Outline the process of elongation of transcription in both eukaryotes and prokaryotes.

• After unwinding the dsDNA to obtain ssDNA, one of the single stranded DNA will serve as a template for RNA polymerase.

• Using a ssDNA as template strand, the RNA polymerase will catalyse the synthesis of a RNA strand in the 5’ to 3’ direction by adding deoxyribonucleotides via complementary base pairing.

• The RNA polymerase will catalyse the formation of phosphodiester bonds between adjacent ribonucleotides.

Outline the process of termination of transcription in eukaryotes.

• The elongation process will happen until the termination signal sequence on the template DNA is transcribed onto the newly synthesized strand.

• The termination signal sequence will code for the sequence of AAUAAA in the RNA strand.

• Downstream of the termination signal sequence, there is disassembling of the transcription complex and release of the RNA polymerase and newly synthesized RNA strand.

• The pre-mRNA must undergo post transcriptional modifications before it can be exported into the cytoplasm for translation to occur.

Outline the process of termination of transcription in prokaryotes.

• Once the termination signal sequence from DNA is transcribed onto pre-mRNA, the RNA strand is released.

• No further modifications is required before it is exported to cytoplasm for translation to occur.

Outline the activation stage that occurs prior to the translation process.

• The enzyme, amino-acyl tRNA synthetase will catalyse the covalent attachment of a specific amino acid to the 3’ acceptor stem of the tRNA.

• Thereafter, the activated amino acid (in the form of aminoacyl tRNA) will be released from the enzyme.

Outline the initiation stage of the translation process.

• The translation initiation factors and the tRNA carrying methionine amino acid (initiator tRNA) will bind to the small ribosomal subunit.

• The small ribosomal subunit will then bind to the mRNA, and scan from the 5’ to 3’ direction in search of the start codon, AUG.

• Once it has located the start codon (AUG), the anti-codon of the initiator tRNA will complementary base pair with the start codon via hydrogen bonds.

• The large ribosomal subunit will then bind to the mRNA to form the translation initiation complex.

• The tRNA will now be at the P site of the ribosome, with the A site vacant for the next incoming aminoacyl tRNA with anticodon complementary to the codon of mRNA at the A site to occupy.

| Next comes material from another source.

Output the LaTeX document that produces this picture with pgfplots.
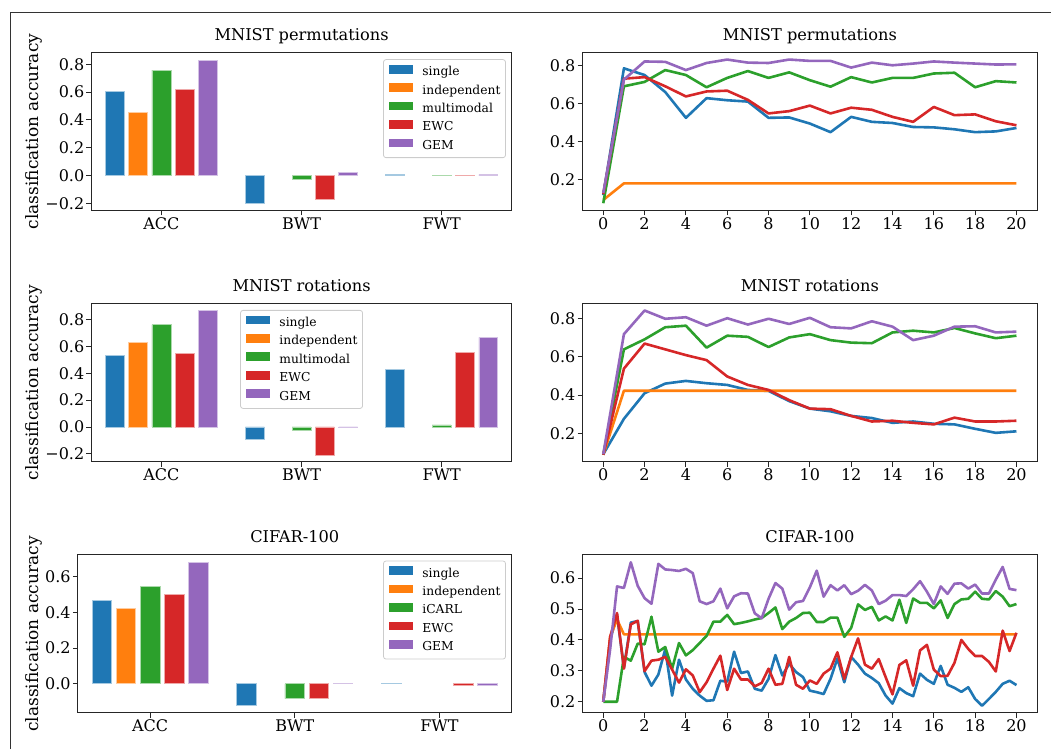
\documentclass[border=0pt]{standalone}
\usepackage{fontspec}
\setmainfont{DejaVu Serif}
\usepackage{pgfplots}
\usepackage{pgfplotstable}
\pgfplotsset{compat=1.18}
\definecolor{cB}{HTML}{1F77B4}
\definecolor{cO}{HTML}{FF7F0E}
\definecolor{cG}{HTML}{2CA02C}
\definecolor{cR}{HTML}{D62728}
\definecolor{cP}{HTML}{9467BD}
\definecolor{spine}{HTML}{262626}

\pgfplotstableread{
x single indep multi ewc gem
0 0.120 0.095 0.078 0.125 0.131
1 0.784 0.182 0.690 0.730 0.725
2 0.749 0.182 0.713 0.738 0.820
3 0.660 0.182 0.775 0.690 0.818
4 0.525 0.182 0.749 0.637 0.775
5 0.628 0.182 0.685 0.663 0.812
6 0.617 0.182 0.734 0.667 0.830
7 0.610 0.182 0.770 0.619 0.814
8 0.525 0.182 0.734 0.548 0.812
9 0.527 0.182 0.763 0.560 0.830
10 0.495 0.182 0.722 0.589 0.823
11 0.450 0.182 0.688 0.548 0.823
12 0.530 0.182 0.738 0.578 0.788
13 0.504 0.182 0.710 0.567 0.814
14 0.498 0.182 0.734 0.530 0.800
15 0.477 0.182 0.734 0.504 0.809
16 0.475 0.182 0.757 0.582 0.820
17 0.465 0.182 0.761 0.539 0.814
18 0.450 0.182 0.685 0.543 0.809
19 0.454 0.182 0.717 0.507 0.804
20 0.472 0.182 0.710 0.486 0.805
}\permtable

\pgfplotstableread{
x single indep multi ewc gem
0 0.093 0.090 0.090 0.090 0.093
1 0.277 0.423 0.638 0.538 0.717
2 0.410 0.423 0.690 0.668 0.840
3 0.460 0.423 0.753 0.638 0.797
4 0.474 0.423 0.761 0.608 0.805
5 0.462 0.423 0.647 0.582 0.761
6 0.453 0.423 0.709 0.497 0.800
7 0.427 0.423 0.703 0.453 0.767
8 0.422 0.423 0.650 0.427 0.797
9 0.369 0.423 0.700 0.374 0.770
10 0.330 0.423 0.717 0.330 0.802
11 0.316 0.423 0.686 0.327 0.753
12 0.292 0.423 0.673 0.292 0.747
13 0.281 0.423 0.670 0.263 0.784
14 0.256 0.423 0.726 0.267 0.756
15 0.263 0.423 0.735 0.256 0.686
16 0.251 0.423 0.726 0.248 0.709
17 0.248 0.423 0.749 0.283 0.756
18 0.225 0.423 0.721 0.263 0.758
19 0.204 0.423 0.696 0.263 0.726
20 0.212 0.423 0.709 0.267 0.730
}\rottable

\pgfplotstableread{
x single icarl ewc gem
0 0.200 0.200 0.200 0.200
0.3333 0.400 0.200 0.410 0.370
0.6667 0.480 0.200 0.487 0.573
1 0.310 0.345 0.307 0.568
1.3333 0.456 0.333 0.450 0.651
1.6667 0.461 0.388 0.462 0.575
2 0.296 0.386 0.299 0.535
2.3333 0.252 0.475 0.333 0.517
2.6667 0.288 0.362 0.336 0.646
3 0.370 0.377 0.345 0.628
3.3333 0.220 0.307 0.304 0.626
3.6667 0.336 0.390 0.262 0.623
4 0.272 0.350 0.305 0.630
4.3333 0.242 0.367 0.285 0.616
4.6667 0.220 0.390 0.231 0.525
5 0.203 0.413 0.263 0.516
5.3333 0.205 0.459 0.307 0.525
5.6667 0.268 0.459 0.349 0.566
6 0.265 0.481 0.238 0.502
6.3333 0.362 0.451 0.307 0.541
6.6667 0.293 0.455 0.272 0.551
7 0.298 0.460 0.272 0.550
7.3333 0.242 0.466 0.250 0.486
7.6667 0.236 0.471 0.261 0.470
8 0.274 0.487 0.307 0.533
8.3333 0.351 0.505 0.255 0.584
8.6667 0.285 0.435 0.258 0.566
9 0.323 0.459 0.345 0.498
9.3333 0.296 0.471 0.255 0.522
9.6667 0.280 0.487 0.242 0.526
10 0.236 0.488 0.269 0.570
10.3333 0.231 0.458 0.258 0.624
10.6667 0.225 0.458 0.291 0.540
11 0.274 0.472 0.307 0.577
11.3333 0.340 0.472 0.360 0.560
11.6667 0.263 0.410 0.274 0.577
12 0.345 0.439 0.345 0.548
12.3333 0.320 0.515 0.405 0.559
12.6667 0.291 0.497 0.320 0.578
13 0.277 0.507 0.307 0.560
13.3333 0.260 0.463 0.338 0.516
13.6667 0.220 0.476 0.280 0.527
14 0.194 0.463 0.224 0.545
14.3333 0.244 0.530 0.319 0.545
14.6667 0.228 0.455 0.334 0.542
15 0.218 0.534 0.252 0.564
15.3333 0.291 0.520 0.366 0.590
15.6667 0.271 0.520 0.384 0.556
16 0.258 0.502 0.304 0.516
16.3333 0.316 0.528 0.283 0.573
16.6667 0.255 0.471 0.284 0.549
17 0.245 0.516 0.326 0.582
17.3333 0.232 0.531 0.400 0.583
17.6667 0.247 0.533 0.371 0.566
18 0.209 0.556 0.348 0.579
18.3333 0.187 0.533 0.348 0.550
18.6667 0.209 0.531 0.329 0.550
19 0.232 0.558 0.298 0.595
19.3333 0.258 0.540 0.430 0.636
19.6667 0.268 0.509 0.364 0.565
20 0.254 0.516 0.423 0.561
}\cifartable

\pgfplotstableread{
x indep
0 0.200
0.3333 0.410
0.6667 0.466
1 0.418
20 0.418
}\cifarindep

\pgfplotsset{
  base/.style={
    scale only axis, anchor=south west,
    axis line style={spine, line width=0.9pt},
    every tick/.style={spine, line width=0.9pt},
    tick align=outside, tick pos=left, major tick length=5pt,
    ticklabel style={font=\fontsize{16}{19}\selectfont, inner sep=2pt},
    /pgf/number format/assume math mode=true,
    title style={font=\fontsize{16.2}{19}\selectfont, at={(0.5,1)}, anchor=base, yshift=6pt},
  },
  barax/.style={
    base, xmin=-0.5, xmax=2.5, xtick={0,1,2}, xticklabels={ACC,BWT,FWT},
    ylabel={classification accuracy},
    ylabel style={font=\fontsize{17}{20}\selectfont, at={(axis description cs:0,0.5)}, anchor=base},
    legend cell align=left,
    legend style={font=\fontsize{12.3}{14}\selectfont, draw=black!20, line width=0.8pt,
      fill=white, rounded corners=2.5pt, inner xsep=5pt, inner ysep=5.2pt,
      nodes={inner sep=0pt, text height=9pt, text depth=3pt},
      row sep=4.6pt, column sep=9.5pt},
  },
  lineax/.style={base, xmin=-1, xmax=21, xtick={0,2,...,20}},
  mybar/.style={ybar, bar width=0.135, bar shift=0pt, fill=#1, draw=#1!40!white, line width=0.7pt,
    legend image code/.code={\fill[#1, sharp corners] (0pt,-0.3pt) rectangle (23.7pt,7.5pt);}},
  myline/.style={#1, line width=2.6pt, line join=round, mark=none},
}

\begin{document}
\begin{tikzpicture}
\path[use as bounding box] (0,0) rectangle (1051pt,749pt);
\draw[black!80, line width=1pt] (10pt,0pt) -- (10pt,736.7pt) -- (1051pt,736.7pt);

% ---------- Top left: MNIST permutations (bars)
\begin{axis}[barax, at={(91.4pt,538.5pt)}, width=420.3pt, height=158pt,
  ymin=-0.25, ymax=0.884, ytick={-0.2,0,0.2,0.4,0.6,0.8},
  yticklabels={−0.2,0.0,0.2,0.4,0.6,0.8},
  ylabel style={yshift=52.4pt},
  title={MNIST permutations},
  legend style={at={(1,1)}, anchor=north east, xshift=-5.8pt, yshift=-6.7pt}]
\addplot[mybar=cB] coordinates {(-0.3333,0.604) (0.6667,-0.200) (1.6667,0.008)};
\addlegendentry{single}
\addplot[mybar=cO] coordinates {(-0.1667,0.454)};
\addlegendentry{independent}
\addplot[mybar=cG] coordinates {(0,0.757) (1,-0.030) (2,0.004)};
\addlegendentry{multimodal}
\addplot[mybar=cR] coordinates {(0.1667,0.619) (1.1667,-0.167) (2.1667,0.004)};
\addlegendentry{EWC}
\addplot[mybar=cP] coordinates {(0.3333,0.830) (1.3333,0.024) (2.3333,0.008)};
\addlegendentry{GEM}
\end{axis}

% ---------- Top right
\begin{axis}[lineax, at={(582.6pt,538.5pt)}, width=454.5pt, height=158pt,
  ymin=0.04, ymax=0.867, ytick={0.2,0.4,0.6,0.8}, yticklabels={0.2,0.4,0.6,0.8},
  title={MNIST permutations}]
\addplot[myline=cB] table[x=x,y=single] {\permtable};
\addplot[myline=cO] table[x=x,y=indep] {\permtable};
\addplot[myline=cG] table[x=x,y=multi] {\permtable};
\addplot[myline=cR] table[x=x,y=ewc] {\permtable};
\addplot[myline=cP] table[x=x,y=gem] {\permtable};
\end{axis}

% ---------- Middle left: MNIST rotations (bars)
\begin{axis}[barax, at={(91.4pt,287.1pt)}, width=420.3pt, height=158.7pt,
  ymin=-0.26, ymax=0.921, ytick={-0.2,0,0.2,0.4,0.6,0.8},
  yticklabels={−0.2,0.0,0.2,0.4,0.6,0.8},
  ylabel style={yshift=52.4pt},
  title={MNIST rotations},
  legend style={at={(0.5,1)}, anchor=north, yshift=-6.8pt}]
\addplot[mybar=cB] coordinates {(-0.3333,0.532) (0.6667,-0.089) (1.6667,0.425)};
\addlegendentry{single}
\addplot[mybar=cO] coordinates {(-0.1667,0.628)};
\addlegendentry{independent}
\addplot[mybar=cG] coordinates {(0,0.762) (1,-0.025) (2,0.015)};
\addlegendentry{multimodal}
\addplot[mybar=cR] coordinates {(0.1667,0.547) (1.1667,-0.208) (2.1667,0.557)};
\addlegendentry{EWC}
\addplot[mybar=cP] coordinates {(0.3333,0.866) (1.3333,-0.004) (2.3333,0.666)};
\addlegendentry{GEM}
\end{axis}

% ---------- Middle right
\begin{axis}[lineax, at={(582.6pt,287.1pt)}, width=454.5pt, height=158.7pt,
  ymin=0.053, ymax=0.878, ytick={0.2,0.4,0.6,0.8}, yticklabels={0.2,0.4,0.6,0.8},
  title={MNIST rotations}]
\addplot[myline=cB] table[x=x,y=single] {\rottable};
\addplot[myline=cO] table[x=x,y=indep] {\rottable};
\addplot[myline=cG] table[x=x,y=multi] {\rottable};
\addplot[myline=cR] table[x=x,y=ewc] {\rottable};
\addplot[myline=cP] table[x=x,y=gem] {\rottable};
\end{axis}

% ---------- Bottom left: CIFAR-100 (bars)
\begin{axis}[barax, at={(77.8pt,36.1pt)}, width=433.9pt, height=158pt,
  ymin=-0.163, ymax=0.721, ytick={0,0.2,0.4,0.6},
  yticklabels={0.0,0.2,0.4,0.6},
  ylabel style={yshift=38.8pt},
  title={CIFAR-100},
  legend style={at={(1,1)}, anchor=north east, xshift=-5.8pt, yshift=-5.7pt}]
\addplot[mybar=cB] coordinates {(-0.3333,0.466) (0.6667,-0.123) (1.6667,0.002)};
\addlegendentry{single}
\addplot[mybar=cO] coordinates {(-0.1667,0.424)};
\addlegendentry{independent}
\addplot[mybar=cG] coordinates {(0,0.547) (1,-0.083)};
\addlegendentry{iCARL}
\addplot[mybar=cR] coordinates {(0.1667,0.500) (1.1667,-0.081) (2.1667,-0.008)};
\addlegendentry{EWC}
\addplot[mybar=cP] coordinates {(0.3333,0.680) (1.3333,0.004) (2.3333,-0.008)};
\addlegendentry{GEM}
\end{axis}

% ---------- Bottom right
\begin{axis}[lineax, at={(582.6pt,36.1pt)}, width=454.5pt, height=158pt,
  ymin=0.164, ymax=0.675, ytick={0.2,0.3,0.4,0.5,0.6}, yticklabels={0.2,0.3,0.4,0.5,0.6},
  title={CIFAR-100}]
\addplot[myline=cB] table[x=x,y=single] {\cifartable};
\addplot[myline=cO] table[x=x,y=indep] {\cifarindep};
\addplot[myline=cG] table[x=x,y=icarl] {\cifartable};
\addplot[myline=cR] table[x=x,y=ewc] {\cifartable};
\addplot[myline=cP] table[x=x,y=gem] {\cifartable};
\end{axis}
\end{tikzpicture}
\end{document}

Outline the elongation stage of the translation process.

• The incoming aminoacyl tRNA with an anticodon complementary for the codon of mRNA at the A site will complementary base pair with one another via hydrogen bonds.

• Peptidyl transferase enzyme of the large ribosomal subunit will catalyse the formation of a phosphodiester bond between the new amino acid and the growing polypeptide chain.

• Thereafter, the ribosome will translocate by one codon downstream of the mRNA.

• The tRNA carrying the polypeptide chain will now be at the P site, while the empty tRNA will now be at the E site, and exit.

Outline the termination process of translation.

• The elongation process will occur until a stop codon (UAG, UGA, UAA) reaches the A site of the ribosomes.

• This will cause the release factors to bind to the mRNA at the A site, which causes the bond between the newly synthesized polypeptide chain and the tRNA to hydrolyse.

• The polypeptide chain is released and the translation complex disassembles.

Outline the post transcriptional modifications that a pre-mRNA has to undergo.

• Addition of the 3’Poly-A-Tail

  • Poly-A-polymerase will catalyse the addition of around 200 adenine residues to the 3’ end of the pre-mRNA with the aims of protecting it from degradation by the 3’ exonucleases, and facilitating its export to cytoplasm to be translated into a polypeptide chain.

• Addition of the 5’ cap

  • Guanylyl transferase will catalyse the addition of the methyl guanosine nucleoside triphosphate to the 5’ end of the pre-mRNA with the aims of protecting it from degradation by the 3’ exonucleases, and facilitating its export to cytoplasm to be translated into a polypeptide chain.

• Splicing

  • Excise the introns and join the exons.

  • Alternative splicing allows for many mRNA to be produced from a single pre-mRNA.